When the ashes settled after the great Chicago Fire, folks looked to assign blame and pointed their fingers at a cow. The English were also looking to fix blame for a fire some two centuries earlier. In early September 1666, a major fire broke out in Pudding Lane in the City of London and within days had destroyed 80 percent of the old city. Accusations were flying in all directions — strangers, the Spanish, Dutch, Irish and most particularly the French, Catholics, even King Charles II.
Enter one Robert Hubert. Hubert was a simple watchmaker who wasn’t quite wound up — and he was a French Catholic. He obligingly confessed to being the culprit, telling authorities he deliberately started the fire in Westminster. He was arrested, but one little problem cropped up: the fire hadn’t even reached Westminster, let alone started there.

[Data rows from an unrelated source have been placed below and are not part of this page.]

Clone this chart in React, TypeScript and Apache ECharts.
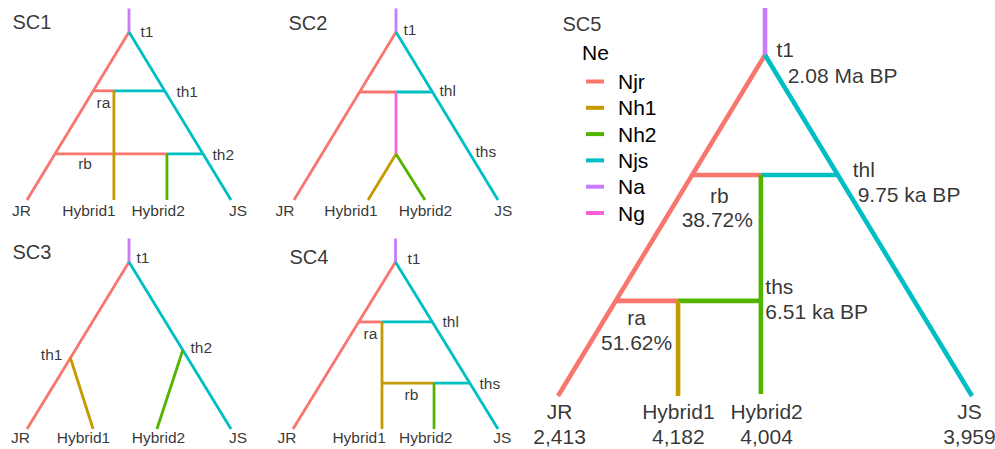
import React, { useEffect, useRef } from "react";
import * as echarts from "echarts";

// Populations (legend "Ne") and their colours
const POPS = ["Njr", "Nh1", "Nh2", "Njs", "Na", "Ng"];
const POP_COLORS = ["#F8766D", "#C49A00", "#53B400", "#00BFC4", "#C77CFF", "#FB61D7"];

// Tree branches: [population, x1, y1, x2, y2] in tree units
// x: 0 = JR tip, 100 = JS tip ; y: 0 = present (tips), 100 = t1 root
const SC1_SEGMENTS: [string, number, number, number, number][] = [
  ["Na", 50, 100, 50, 114],
  ["Njr", 50, 100, 0, 0],
  ["Njs", 50, 100, 100, 0],
  ["Njr", 32.4, 65, 42.6, 65],
  ["Njs", 42.6, 65, 67.6, 65],
  ["Njr", 13.7, 27.4, 68.6, 27.4],
  ["Njs", 68.6, 27.4, 86.3, 27.4],
  ["Nh1", 42.6, 65, 42.6, 0],
  ["Nh2", 68.6, 27.4, 68.6, 0],
];
const SC2_SEGMENTS: [string, number, number, number, number][] = [
  ["Na", 50, 100, 50, 114],
  ["Njr", 50, 100, 0, 0],
  ["Njs", 50, 100, 100, 0],
  ["Njr", 32.1, 64.3, 50, 64.3],
  ["Njs", 50, 64.3, 67.9, 64.3],
  ["Ng", 50, 64.3, 50, 27.4],
  ["Nh1", 50, 27.4, 36.3, 0],
  ["Nh2", 50, 27.4, 64.2, 0],
];
const SC3_SEGMENTS: [string, number, number, number, number][] = [
  ["Na", 50, 100, 50, 114],
  ["Njr", 50, 100, 0, 0],
  ["Njs", 50, 100, 100, 0],
  ["Nh1", 21.3, 42.5, 32.4, 0],
  ["Nh2", 76.4, 47.3, 63.7, 0],
];
const SC4_SEGMENTS: [string, number, number, number, number][] = [
  ["Na", 50, 100, 50, 114],
  ["Njr", 50, 100, 0, 0],
  ["Njs", 50, 100, 100, 0],
  ["Njr", 32, 64.1, 43.4, 64.1],
  ["Njs", 43.4, 64.1, 68, 64.1],
  ["Nh1", 43.4, 64.1, 43.4, 0],
  ["Nh1", 43.4, 27.5, 68.8, 27.5],
  ["Njs", 68.8, 27.5, 86.3, 27.5],
  ["Nh2", 68.8, 27.5, 68.8, 0],
];
const SC5_SEGMENTS: [string, number, number, number, number][] = [
  ["Na", 50, 100, 50, 113.8],
  ["Njr", 50, 100, 0, 0],
  ["Njs", 50, 100, 100, 0],
  ["Njr", 32.4, 64.8, 49, 64.8],
  ["Njs", 49, 64.8, 67.6, 64.8],
  ["Njr", 13.9, 27.9, 29, 27.9],
  ["Nh2", 29, 27.9, 49, 27.9],
  ["Nh2", 49, 64.8, 49, 0.6],
  ["Nh1", 29, 27.9, 29, 0],
];

// SC5 estimates
const SC5_TIPS = ["JR", "Hybrid1", "Hybrid2", "JS"];
const SC5_NE = [2413, 4182, 4004, 3959];
const SC5_TIMES = ["2.08 Ma BP", "9.75 ka BP", "6.51 ka BP"];
const SC5_ADMIX = ["38.72%", "51.62%"];

// Labels: [text, x, y, align]
type Lab = [string, number, number, string];
const SC1_LABELS: Lab[] = [
  ["t1", 55.9, 100, "left"],
  ["th1", 73.5, 64.3, "left"],
  ["ra", 37.7, 57.7, "center"],
  ["th2", 91.2, 26.8, "left"],
  ["rb", 28.7, 21.4, "center"],
  ["JR", -2.5, -6.5, "center"],
  ["Hybrid1", 30.6, -6.5, "center"],
  ["Hybrid2", 64.5, -6.5, "center"],
  ["JS", 103.7, -6.5, "center"],
];
const SC2_LABELS: Lab[] = [
  ["t1", 53.9, 101, "left"],
  ["thl", 71.6, 64.9, "left"],
  ["ths", 89.2, 28.6, "left"],
  ["JR", -4.2, -6.5, "center"],
  ["Hybrid1", 28.2, -6.5, "center"],
  ["Hybrid2", 64.7, -6.5, "center"],
  ["JS", 102.9, -6.5, "center"],
];
const SC3_LABELS: Lab[] = [
  ["t1", 53.9, 102.2, "left"],
  ["th1", 17.6, 44.3, "right"],
  ["th2", 80.4, 48.5, "left"],
  ["JR", -2.9, -5.6, "center"],
  ["Hybrid1", 27.9, -5.6, "center"],
  ["Hybrid2", 64.7, -5.6, "center"],
  ["JS", 103.7, -5.6, "center"],
];
const SC4_LABELS: Lab[] = [
  ["t1", 56.1, 101.8, "left"],
  ["thl", 73.2, 64.1, "left"],
  ["ra", 38.0, 56.9, "center"],
  ["ths", 91.2, 26.9, "left"],
  ["rb", 58.0, 20.4, "center"],
  ["JR", -2.7, -5.4, "center"],
  ["Hybrid1", 32.5, -5.4, "center"],
  ["Hybrid2", 65.0, -5.4, "center"],
  ["JS", 102.4, -5.4, "center"],
];
const SC5_TIP_X = [0.5, 29.2, 50.5, 99.5];
const SC5_LABELS: Lab[] = [
  ["t1", 52.9, 101.5, "left"],
  [SC5_TIMES[0], 55.6, 93.8, "left"],
  ["thl", 71.3, 66.3, "left"],
  [SC5_TIMES[1], 72.5, 58.9, "left"],
  ["rb", 39.1, 58.7, "center"],
  [SC5_ADMIX[0], 38.6, 51.6, "center"],
  ["ths", 50.2, 32.0, "left"],
  [SC5_TIMES[2], 50.2, 24.6, "left"],
  ["ra", 19.1, 22.9, "center"],
  [SC5_ADMIX[1], 19.1, 15.5, "center"],
  ...SC5_TIPS.map((t, i) => [t, SC5_TIP_X[i], -4.7, "center"] as Lab),
  ...SC5_NE.map((n, i) => [n.toLocaleString("en-US"), SC5_TIP_X[i], -12.0, "center"] as Lab),
];

const TITLES: Lab[] = [
  ["SC1", -6.9, 105.7, "left"],
  ["SC2", -2.5, 104.8, "left"],
  ["SC3", -6.9, 105.4, "left"],
  ["SC4", -1.5, 102.4, "left"],
  ["SC5", 1.2, 108.8, "left"],
];

const FONT = "'Liberation Sans', Arial, Helvetica, sans-serif";

const PANELS = [
  { seg: SC1_SEGMENTS, lab: SC1_LABELS, grid: { left: 27, top: 32, width: 204, height: 168 }, lw: 2.8, fs: 15.5 },
  { seg: SC2_SEGMENTS, lab: SC2_LABELS, grid: { left: 294, top: 32, width: 204, height: 168 }, lw: 2.8, fs: 15.5 },
  { seg: SC3_SEGMENTS, lab: SC3_LABELS, grid: { left: 27, top: 262, width: 204, height: 167 }, lw: 2.8, fs: 15.5 },
  { seg: SC4_SEGMENTS, lab: SC4_LABELS, grid: { left: 293, top: 262, width: 205, height: 167 }, lw: 2.8, fs: 15.5 },
  { seg: SC5_SEGMENTS, lab: SC5_LABELS, grid: { left: 558, top: 55, width: 414, height: 341 }, lw: 4.6, fs: 21 },
];

function colorOf(pop: string) {
  return POP_COLORS[POPS.indexOf(pop)];
}

export default function App() {
  const ref = useRef<HTMLDivElement>(null);
  useEffect(() => {
    if (!ref.current) return;
    const chart = echarts.init(ref.current, null, { renderer: "svg" });
    const series: any[] = [];
    PANELS.forEach((p, i) => {
      p.seg.forEach(([pop, x1, y1, x2, y2]) => {
        const c = colorOf(pop);
        series.push({
          type: "line",
          name: pop,
          xAxisIndex: i,
          yAxisIndex: i,
          data: [
            [x1, y1],
            [x2, y2],
          ],
          symbol: "none",
          showSymbol: false,
          clip: false,
          silent: true,
          color: c,
          itemStyle: { color: c },
          lineStyle: { color: c, width: p.lw, cap: "butt" },
          z: 2,
        });
      });
      const labs = [...p.lab.map((l) => ({ l, fs: p.fs })), { l: TITLES[i], fs: 20 }];
      series.push({
        type: "scatter",
        name: "labels" + i,
        xAxisIndex: i,
        yAxisIndex: i,
        symbolSize: 1,
        clip: false,
        silent: true,
        itemStyle: { color: "rgba(0,0,0,0)" },
        z: 5,
        data: labs.map(({ l, fs }) => ({
          value: [l[1], l[2]],
          label: {
            show: true,
            formatter: l[0],
            position: [0, 0],
            align: l[3],
            verticalAlign: "middle",
            fontSize: fs,
            fontFamily: FONT,
            color: "#000",
          },
        })),
      });
    });
    chart.setOption({
      animation: false,
      grid: PANELS.map((p) => ({ ...p.grid, containLabel: false })),
      xAxis: PANELS.map((_, i) => ({ type: "value", gridIndex: i, min: 0, max: 100, show: false })),
      yAxis: PANELS.map((_, i) => ({ type: "value", gridIndex: i, min: 0, max: 100, show: false })),
      legend: {
        data: POPS,
        orient: "vertical",
        left: 581,
        top: 66,
        itemWidth: 18,
        itemHeight: 4,
        itemGap: 5.3,
        icon: "rect",
        selectedMode: false,
        textStyle: { fontSize: 21, lineHeight: 21, fontFamily: FONT, color: "#000", padding: [0, 0, 0, 9] },
      },
      graphic: [
        {
          type: "text",
          left: 582,
          top: 42,
          style: { text: "Ne", fontSize: 21, fontFamily: FONT, fill: "#000" },
        },
      ],
      series,
    });
    return () => chart.dispose();
  }, []);
  return (
    <div
      ref={ref}
      style={{ position: "fixed", left: 0, top: 0, width: 995, height: 449, background: "#fff" }}
    />
  );
}
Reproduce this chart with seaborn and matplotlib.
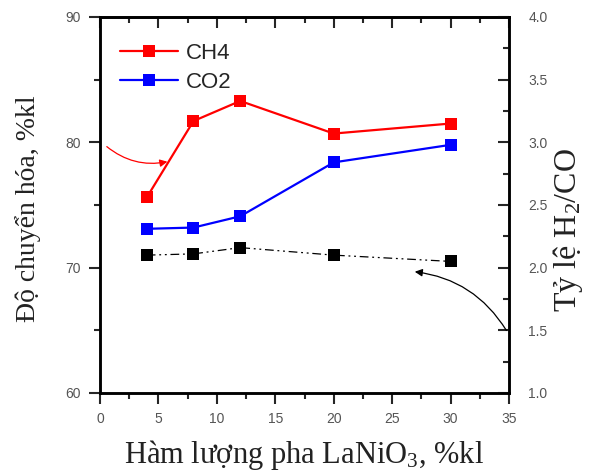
import matplotlib
matplotlib.use("Agg")
import matplotlib.pyplot as plt
import seaborn as sns
import numpy as np
import pandas as pd
from matplotlib.ticker import MultipleLocator, FormatStrFormatter

# ---- data ----
x_content = [4, 8, 12, 20, 30]
ch4_conv = [75.6, 81.7, 83.3, 80.7, 81.5]
co2_conv = [73.1, 73.2, 74.1, 78.4, 79.8]
h2_co_ratio = [2.10, 2.11, 2.16, 2.10, 2.05]

series_labels = ["CH4", "CO2"]
x_label = "Hàm lượng pha LaNiO$_3$, %kl"
y_label_left = "Độ chuyển hóa, %kl"
y_label_right = "Tỷ lệ H$_2$/CO"

sns.set_style("ticks")
plt.rcParams['font.family'] = ['Liberation Sans', 'DejaVu Sans']
plt.rcParams['mathtext.fontset'] = 'custom'
plt.rcParams['mathtext.rm'] = 'Liberation Serif'
plt.rcParams['mathtext.it'] = 'Liberation Serif:italic'

fig = plt.figure(figsize=(5.92, 4.72), dpi=100)
ax = fig.add_axes([100/592, 1-393/472, 409/592, 376/472])
ax2 = ax.twinx()

df = pd.DataFrame({"x": x_content, "ch4": ch4_conv, "co2": co2_conv, "r": h2_co_ratio})

sns.lineplot(data=df, x="x", y="ch4", ax=ax, color="#ff0000", marker="s",
             markersize=9, markeredgewidth=0, linewidth=1.6, label=series_labels[0])
sns.lineplot(data=df, x="x", y="co2", ax=ax, color="#0000ff", marker="s",
             markersize=9, markeredgewidth=0, linewidth=1.6, label=series_labels[1])
sns.lineplot(data=df, x="x", y="r", ax=ax2, color="black", marker="s",
             markersize=9, markeredgewidth=0, linewidth=0.9,
             linestyle=(0, (7, 3, 1.5, 3, 1.5, 3)), legend=False)

ax.set_xlim(0, 35)
ax.set_ylim(60, 90)
ax2.set_ylim(1.0, 4.0)

ax.xaxis.set_major_locator(MultipleLocator(5))
ax.xaxis.set_minor_locator(MultipleLocator(2.5))
ax.yaxis.set_major_locator(MultipleLocator(10))
ax.yaxis.set_minor_locator(MultipleLocator(5))
ax2.yaxis.set_major_locator(MultipleLocator(0.5))
ax2.yaxis.set_minor_locator(MultipleLocator(0.25))
ax2.yaxis.set_major_formatter(FormatStrFormatter('%.1f'))

tick_color = "#555555"
ax.tick_params(axis='x', which='both', bottom=True, top=False, direction='out',
               labelsize=10, labelcolor=tick_color, width=1.5, pad=6)
ax.tick_params(axis='y', which='both', left=True, right=False, direction='out',
               labelsize=10, labelcolor=tick_color, width=1.5, pad=6)
ax.tick_params(which='major', length=8)
ax.tick_params(which='minor', length=4)
ax2.tick_params(axis='y', which='both', direction='in', labelsize=10,
                labelcolor=tick_color, width=1.5, pad=14)
ax2.tick_params(which='major', length=8)
ax2.tick_params(which='minor', length=4)
# top ticks inward via secondary axis
secx = ax.secondary_xaxis('top')
secx.xaxis.set_major_locator(MultipleLocator(5))
secx.xaxis.set_minor_locator(MultipleLocator(2.5))
secx.tick_params(which='both', direction='in', labeltop=False, width=1.5)
secx.tick_params(which='major', length=8)
secx.tick_params(which='minor', length=4)

for a in (ax, ax2):
    for s in a.spines.values():
        s.set_linewidth(1.8)
        s.set_color("black")
secx.spines['top'].set_linewidth(1.8)

serif = ['Liberation Serif', 'DejaVu Serif']
ax.set_xlabel(x_label, fontsize=22, family=serif, color="#222222")
ax.set_ylabel(y_label_left, fontsize=20, family=serif, color="#222222")
ax2.set_ylabel(y_label_right, fontsize=23, family=serif, color="#222222")
ax.xaxis.set_label_coords(0.5, -(455 - 393) / 376)
ax.xaxis.label.set_va('center')
ax.yaxis.set_label_coords(-(100 - 28) / 409, (393 - 209) / 376)
ax.yaxis.label.set_va('center')
ax2.yaxis.set_label_coords(1 + (568 - 509) / 409, (393 - 230) / 376)
ax2.yaxis.label.set_va('center')

leg = ax.legend(loc='upper left', frameon=False, fontsize=16, handlelength=2.6,
                handletextpad=0.35, labelspacing=0.38, borderaxespad=0.0,
                bbox_to_anchor=(0.027, 0.955))

# annotations (curved arrows)
ax.annotate("", xy=(6.0, 78.5), xytext=(0.4, 79.8),
            arrowprops=dict(arrowstyle="-|>", color="#ff0000", lw=0.9,
                            connectionstyle="arc3,rad=0.25", mutation_scale=11))
ax2.annotate("", xy=(26.7, 1.97), xytext=(34.9, 1.48),
             arrowprops=dict(arrowstyle="-|>", color="black", lw=0.9,
                             connectionstyle="arc3,rad=0.25", mutation_scale=11))

fig.savefig("out.png", dpi=100)
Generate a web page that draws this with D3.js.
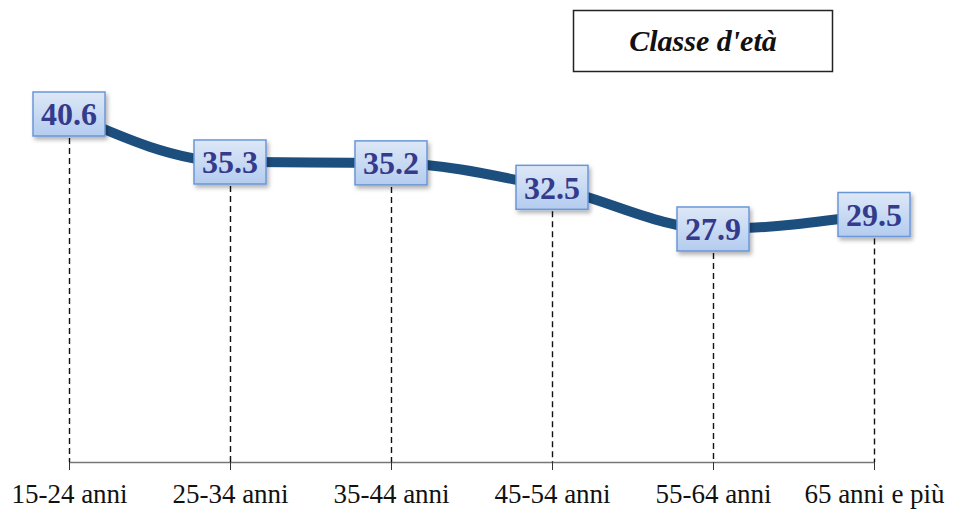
<!DOCTYPE html>
<html>
<head>
<meta charset="utf-8">
<script src="https://cdn.jsdelivr.net/npm/d3@7"></script>
<style>
  body { margin: 0; background: #fff; }
  svg { display: block; }
  text { font-family: 'Liberation Serif', 'Times New Roman', serif; }
</style>
</head>
<body>
<svg id="chart" width="956" height="512"></svg>
<script>
const categories = ["15-24 anni", "25-34 anni", "35-44 anni", "45-54 anni", "55-64 anni", "65 anni e più"];
const values = [40.6, 35.3, 35.2, 32.5, 27.9, 29.5];
const legendTitle = "Classe d'età";

const serif = "'Liberation Serif', 'Times New Roman', serif";
const svg = d3.select("#chart");

const x = d3.scalePoint()
  .domain(categories)
  .range([69, 874]);

const y = d3.scaleLinear()
  .domain([0, 40.6])
  .range([481.6, 114]);

const axisY = 462;

const defs = svg.append("defs");
const grad = defs.append("linearGradient")
  .attr("id", "boxFill")
  .attr("x1", 0).attr("y1", 0).attr("x2", 0).attr("y2", 1);
grad.append("stop").attr("offset", "0%").attr("stop-color", "#dde8f7");
grad.append("stop").attr("offset", "100%").attr("stop-color", "#b4ccef");

const shadow = defs.append("filter").attr("id", "shadow")
  .attr("x", "-20%").attr("y", "-20%").attr("width", "150%").attr("height", "160%");
shadow.append("feDropShadow")
  .attr("dx", 2).attr("dy", 3).attr("stdDeviation", 2)
  .attr("flood-color", "#000").attr("flood-opacity", 0.3);

// legend title box
svg.append("rect")
  .attr("x", 573.5).attr("y", 10.5)
  .attr("width", 259).attr("height", 61)
  .attr("fill", "#fff").attr("stroke", "#222").attr("stroke-width", 1.5);
svg.append("text")
  .attr("x", 703).attr("y", 51)
  .attr("text-anchor", "middle")
  .style("font-family", serif)
  .attr("font-style", "italic").attr("font-weight", "bold")
  .attr("font-size", 30)
  .attr("fill", "#111")
  .text(legendTitle);

// x axis
const xAxis = d3.axisBottom(x).tickSize(8).tickPadding(14);
const gx = svg.append("g")
  .attr("transform", `translate(0,${axisY})`)
  .call(xAxis);
gx.attr("font-family", null).attr("font-size", null);
gx.select(".domain")
  .attr("d", `M${x.range()[0]},0.5H${x.range()[1]}`)
  .attr("stroke", "#777").attr("stroke-width", 1.5);
gx.selectAll(".tick line").attr("stroke", "#333");
gx.selectAll(".tick text")
  .style("font-family", serif)
  .style("font-size", "27px")
  .attr("fill", "#111");

// dashed drop lines
svg.append("g").selectAll("line")
  .data(values)
  .join("line")
  .attr("x1", (d, i) => x(categories[i]) + 0.5)
  .attr("x2", (d, i) => x(categories[i]) + 0.5)
  .attr("y1", d => y(d) + 24)
  .attr("y2", axisY)
  .attr("stroke", "#111")
  .attr("stroke-width", 1.4)
  .attr("stroke-dasharray", "6,4");

// line
const line = d3.line()
  .x((d, i) => x(categories[i]))
  .y(d => y(d))
  .curve(d3.curveMonotoneX);

svg.append("path")
  .datum(values)
  .attr("d", line)
  .attr("fill", "none")
  .attr("stroke", "#1d4f7e")
  .attr("stroke-width", 10)
  .attr("stroke-linecap", "round");

// value boxes
const boxW = 72, boxH = 44;
const labels = svg.append("g").selectAll("g")
  .data(values)
  .join("g")
  .attr("transform", (d, i) => `translate(${x(categories[i])},${y(d)})`);

labels.append("rect")
  .attr("x", -boxW / 2).attr("y", -boxH / 2)
  .attr("width", boxW).attr("height", boxH)
  .attr("fill", "url(#boxFill)")
  .attr("stroke", "#6a97d8")
  .attr("stroke-width", 1.5)
  .attr("filter", "url(#shadow)");

labels.append("text")
  .attr("text-anchor", "middle")
  .attr("dy", "0.35em")
  .style("font-family", serif)
  .attr("font-weight", "bold")
  .attr("font-size", 32)
  .attr("fill", "#343a8c")
  .text(d => d.toFixed(1));
</script>
</body>
</html>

When confronted with the fact that the fire originated in a Pudding Lane bakery. Hubert adjusted his story, saying that he had actually started the fire there, tossing a fire grenade through an open window. What’s more, he did it because he was a French spy in service of the Pope.
Hubert was hauled before the court. His story turned out to be riddled with problems. The bakery had no windows, and Hubert was judged to be so crippled that he could not have thrown the grenade. An even bigger problem: he was not in England when the fire started, according to the testimony of the captain of a Swedish ship who had landed him on English soil two days after the outbreak of the fire.
Nevertheless, the court found Hubert guilty, and on October 27, 1666, he was hanged at Tyburn, London. A year later, the cause of the fire was quietly changed to ‘the hand of God, a great wind and a very dry season.’ Or maybe a cow.
Don’t You Be a Meanie
Oh, Mr. Paganini
Please play my rhapsody
And if you cannot play it won’t you sing it?
And if you can’t sing you simply have to . . .
Mr. Paganini, aka (If You Can’t Sing It) You’ll Have to Swing It became a fixture in Ella Fitzgerald’s repertoire back in the 1930s. The Mr. Paganini to whom she refers is composer and violin virtuoso Niccolo Paganini who was born on October 27, 1782. During the height of his career, the legendary “devil violinist” set all of nineteenth-century Europe into a frenzy. He was a headliner in every major European city. His technical ability was legend, and so was his willingness to flaunt it. His fame as a violinist was equaled by his reputation as a gambler and womanizer.
Alas, his grueling schedule and extravagant lifestyle took their toll, and he suffered from ever increasing health problems. He died in 1840.